A horizon line unifies the ten paintings in the exhibition. As Yamaguchi remarks, "I set out to do this series with the painting’s horizon line exactly in the center, and then above is sky, and below is a sea." Each painting is filled with saturated colors and shapes that reference waves, clouds, islands and mountains. In Trap (2024) three rows of stylized gray and white waves sit at the bottom of the canvas. Above them is an expanse of deep blue filled with curved brown mounds that sign for islands dotting the sea. A long, wide golden shape snakes across the sky exiting the painting about a third of the way down. In the middle, just above the yellow horizon line is a row of vertical lines placed to reference a setting sun. A large striated white shape is perfectly balanced in the center of the painting, at once a wave and a large bird flying up, over and across the composition. At once familiar and entirely other-worldly, the image is simultaneously grounded and ethereal.

Plenum (2024) is the most sensual of the ten paintings on view. The multiple meanings of the title are echoed within the work as it is both a seascape and a body. As in Trap, the bottom of the work features a row of rippling waves. Above them is a golden-yellow bulbous form outlined in gray with a shaft that rises vertically and splits in half as it nears the top of the painting. It not only sprouts tendrils here, but also changes direction and mutates into undulating forms that flow down on the left and right sides of the shaft against a deep maroon-red background ending at the horizon line.

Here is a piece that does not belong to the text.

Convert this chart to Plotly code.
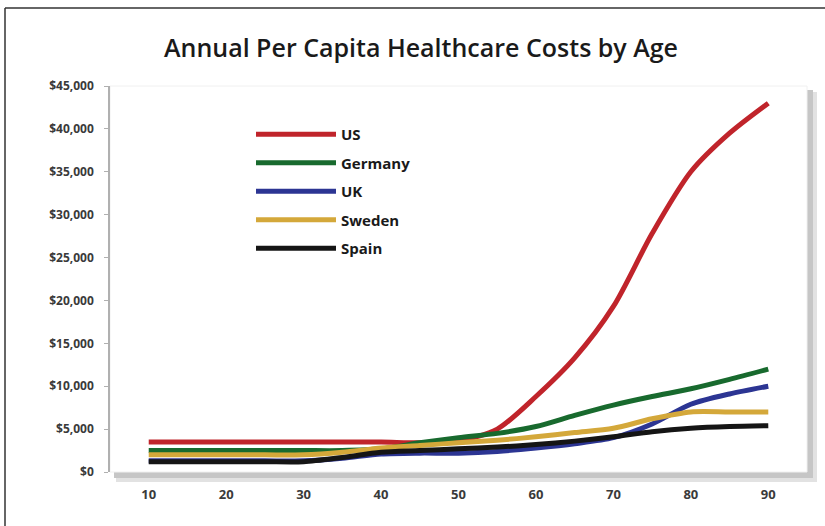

For Residue (2023), Yamaguchi also divides the painting into sections. The horizon (a white then black line) cuts across the center. Green vertical stripes meet the horizon line against a yellow green black gradient suggesting a distant expanse. Six rows of flattened, golden braid-like shapes float across the top of the painting: posing as clouds that dominate the upper foreground. The sea zig-zags as hard-edged blue-gray bands from green waves lining the bottom of the canvas.

Each painting can be described as a relationship of forms — colorful, geometric shapes — that float in an imagined landscape. Yamaguchi is interested in what the paintings infer, how viewers interpret the abstracted seascapes, and how they not only seem to become recognizable and familiar but also remain obtuse. In these complex and breathtaking paintings, she blends elements from Eastern and Western art history, architecture and culture to make unique scenes that hover between abstraction and representation.